Losing Your Creative Drive
When the well runs dry
Category: Loss Without Death
You sit down to work. The time is blocked off. The space is ready. You have the tools, the materials, the setup that used to work. You’re here. But nothing comes. At first, you think it’s temporary. A bad day. You’re tired. You’re distracted. Tomorrow will be better. But tomorrow isn’t better. Next week isn’t better. The weeks become months and you’re still sitting in front of the blank page, the empty canvas, the silent instrument, waiting for something to arrive. Nothing arrives.
What It Used to Feel Like
Compulsive. You had to create. Not because anyone was making you. Because something inside you needed expression. The ideas demanded to be made real. You felt uncomfortable when you couldn’t create. Restless. Incomplete. Creation was how you processed life. How you made sense of experience. How you knew what you thought and felt.
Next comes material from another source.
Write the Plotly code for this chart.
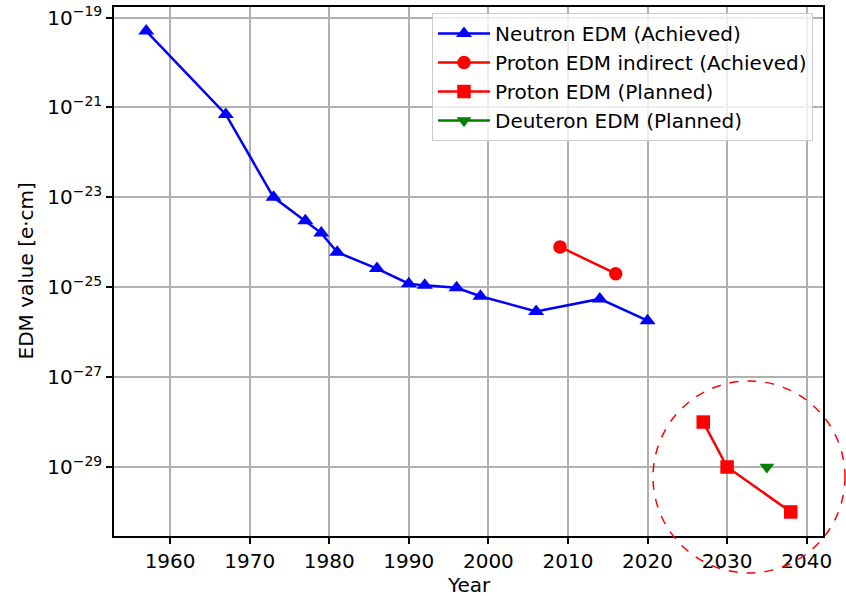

Energizing. Even when it was hard, it gave you energy. You’d work for hours and emerge tired but alive. The work fed something. You could be exhausted from your day job but still have energy for your creative work.
What It Feels Like Now
Empty. The ideas don’t come. The motivation is gone. The work that used to flow now feels impossible. You sit down to create and nothing happens. Or worse: something happens, but it’s flat, lifeless, wrong. The worst part isn’t the absence of output. It’s the absence of desire. You used to want to create. Urgently. Ideas came constantly. You couldn’t shut them off. Now: silence. You look at the world and nothing sparks. You wait for ideas and none come. The drive is gone. Not suppressed, gone. Like it was never there.
What Might Help
Stop performing productivity. You’re not a machine. Creative work isn’t linear. It doesn’t respond to optimization. Sometimes the well needs to refill. Sometimes you need to rest. Sometimes the absence is part of the process. Grieve it. The loss is real. You lost access to part of yourself. To a way of being in the world. That’s a genuine loss. It deserves acknowledgment. You can be sad about it. You should be sad about it. Sadness is appropriate. Stay curious. Not about forcing output. About what’s happening in you. Why did the drive leave? What is the absence trying to tell you?